W. Bradford Paley, Code Profiles, 2002
Touchscreen; software commissioned by the Whitney Museum of American Art
website
Code Profiles is a software that displays its underlying code and comments on itself.
The code reads in its own source and displays it in a tiny font. As users
move their finger over the touch screen, each line of the code becomes legible.
The software moves three points in "code space": the white line traces
the code in the order it was written by the artist; the amber line traces the
code word by word as someone might read it; the green line shows a sample of
how the computer reads the code. The code lines themselves gradually get brighter
as they execute more. In a self-reflexive way, Code Profiles unveils a "virtual
object" as the algorithms constructing this very object.

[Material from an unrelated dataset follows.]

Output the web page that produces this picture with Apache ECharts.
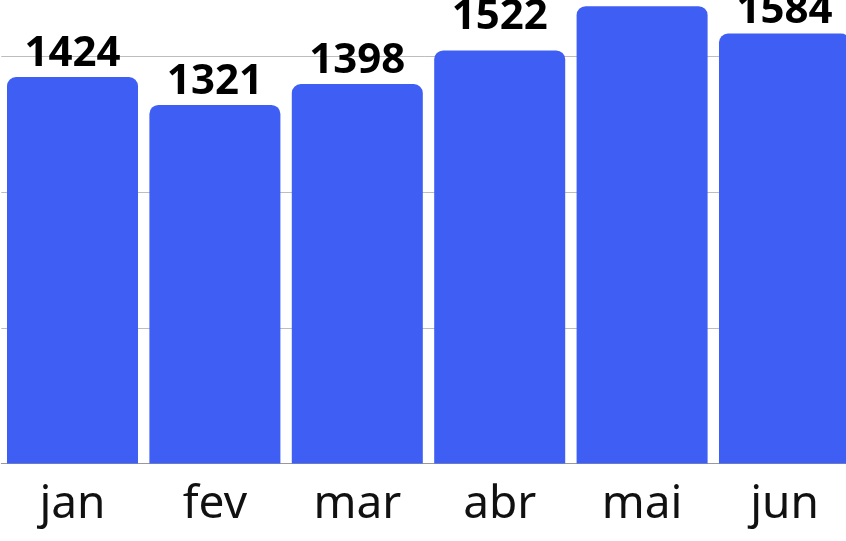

Eric Paulos & Chris Myers, Limelight, 2003
website
Limelight is a sculptural
object designed to provide the user with an awareness of the current condition
of actual threats that should be of concern. It is an
automated, electronic, personal, tactical, threat detection and indication system
that identifies, monitors, and interprets the numerous local and global indicators
that might signal a threat. Limelight is designed to provide the necessary balance
of local measurements and global monitoring to provide an accurate awareness
of threats. However, the privilege of obtaining this information and easing the
mind of the user is not without its price: the relinquishing of privacy and personal
biometric data as well as the profiling of the individual's usage patterns, location,
and activities. Standing at around 40 cm and weighing less than 4 kg, Limelight
has a variety of local sensing equipment onboard that samples the local environment
thousands of times every second. The measurements are carefully compared to "normal
parameters" as well as globally changing indicators to watch for any sign
signaling a potential threat. The rules used to determine a current threat are
also in flux, constantly being updated and reconfigured via the wireless remote
network connection to Limelight from the EIU server.